Of course, family businesses are not without their own, unique issues. Perhaps chief among these is the challenge of balancing rational, commercial decisions with the inevitable emotional considerations which come when those with whom you share the boardroom are also the people with whom you spend Christmas.
Nowhere does this come to the fore more than when it comes to the question of passing on the baton to the next generation. The TV series ‘Succession’ was such a roaring success because it tapped into a fundamental truth about family businesses (although it’s probably fair to say that most are not as dysfunctional as the Roy family!)
The changes in inheritance tax announced in last year’s Budget have focussed many family businesses’ minds on the issue of succession. The imperative to survive for seven years after a lifetime gift is made (and who knows whether that period will be increased in this year’s Budget) means that many families are contemplating handing over the baton to the next generation earlier than might otherwise have been the case.
This throws up a number of challenges, the main one being that rather than gracefully retiring, the older generation is probably going to be young enough to want to retain an active role in running the business, alongside the younger generation which is taking over the reins, and who will undoubtedly have new ideas which they will want to bring to the table.
In this situation, understanding and give-and-take between the generations is key. The older generation has to accept that the next generation will want to do things their own way and innovate; the younger generation must value the experience of the older generation, and recognise they still have a part to play in running the business.
A big issue here is making the distinction between ownership and governance.
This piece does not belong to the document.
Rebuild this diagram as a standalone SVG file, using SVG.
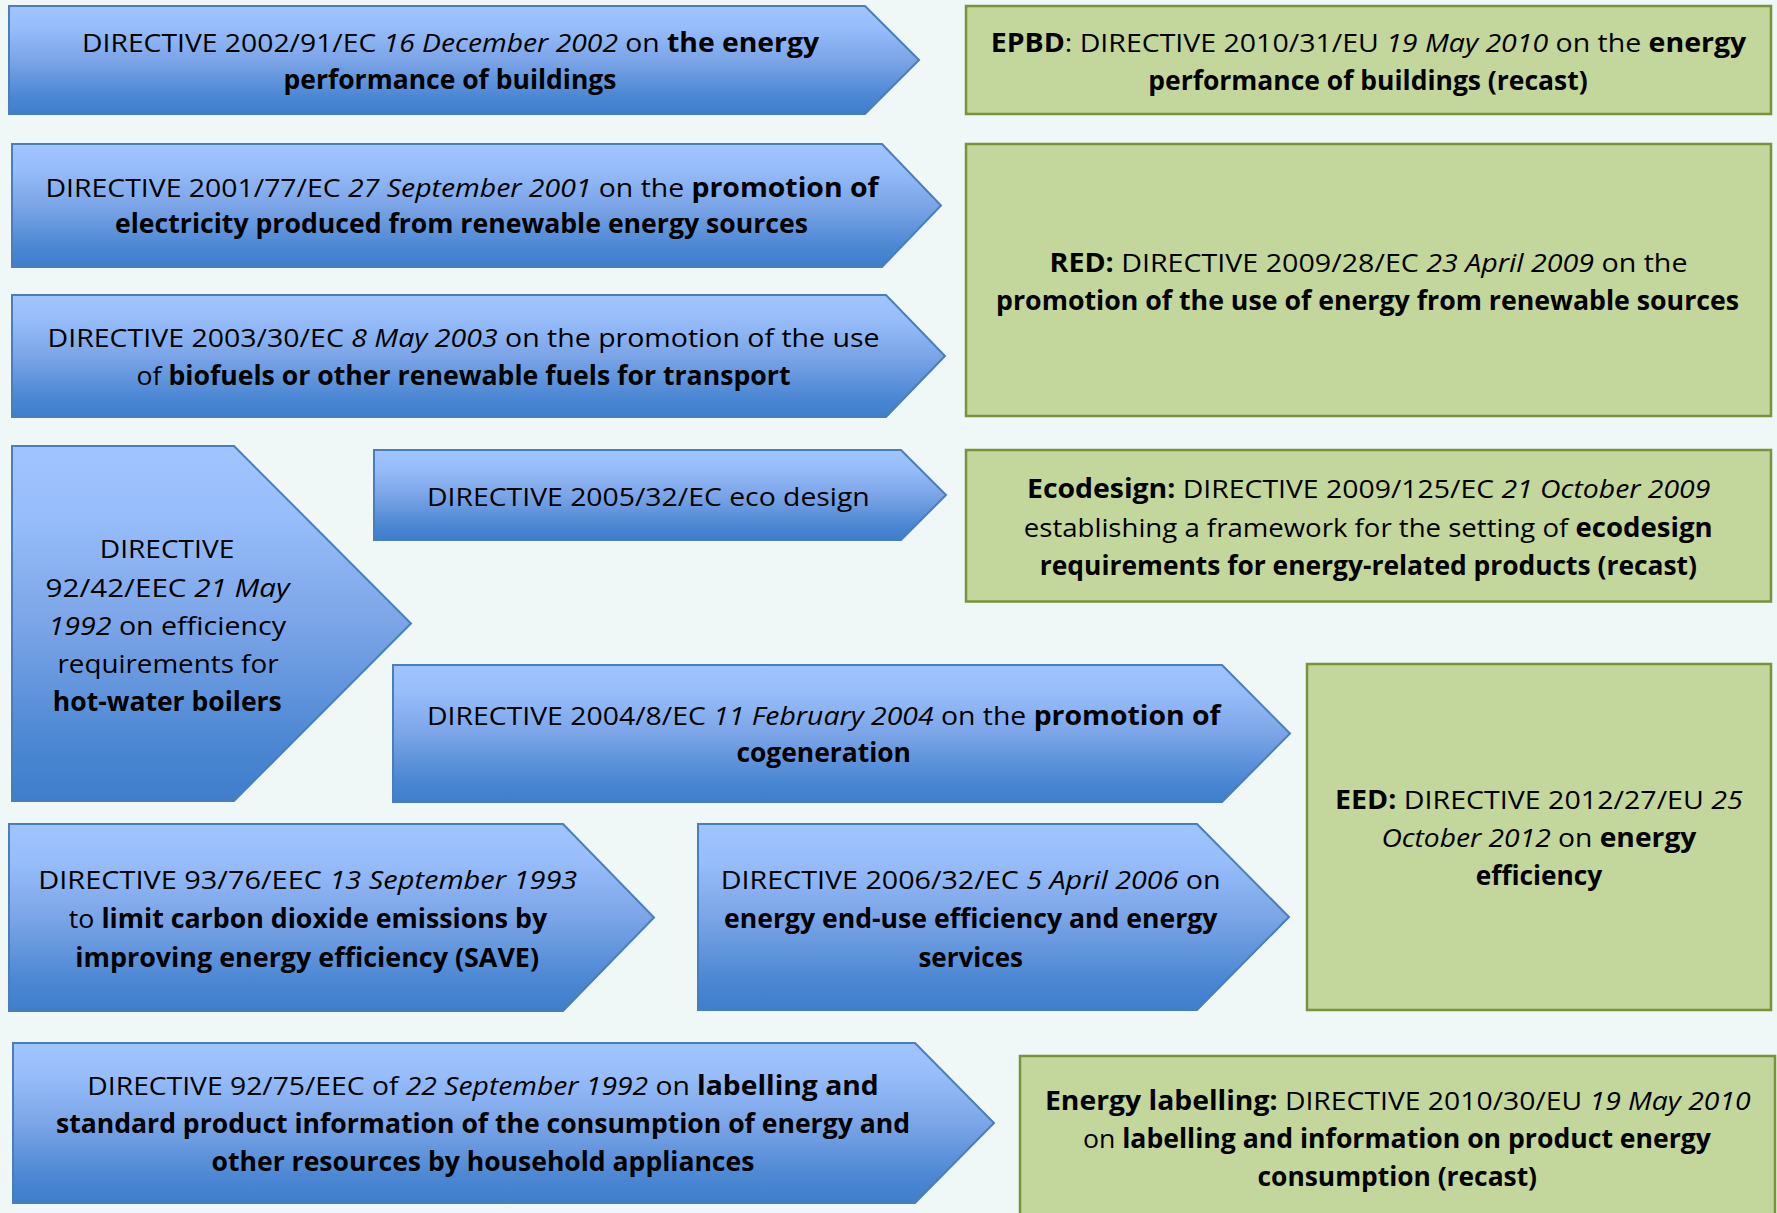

The older generation may hand over the assets but remain as a director of the business, with all of the responsibilities that entails – even if their shareholding is diminished or even relinquished altogether.
Other things to think about include financial planning, to allow the older generation eventually to step out of the business and be financially secure in retirement (or in a role outside the family business); tax implications, especially given the new inheritance tax rules coming into effect in April 2026; and the need to separate personal and business assets which may have become intertwined during the tenure of the older generation.
Ultimately, the succession of the next generation in a family business should not be determined solely by inheritance tax considerations. Much more importance is the willingness and readiness of the next generation to take on control of the business, and whether the business itself is in good enough shape for the transition to happen. The tax tail shouldn’t wag the business dog; there are a number of factors to take into consideration when deciding the time is right to pass on the baton.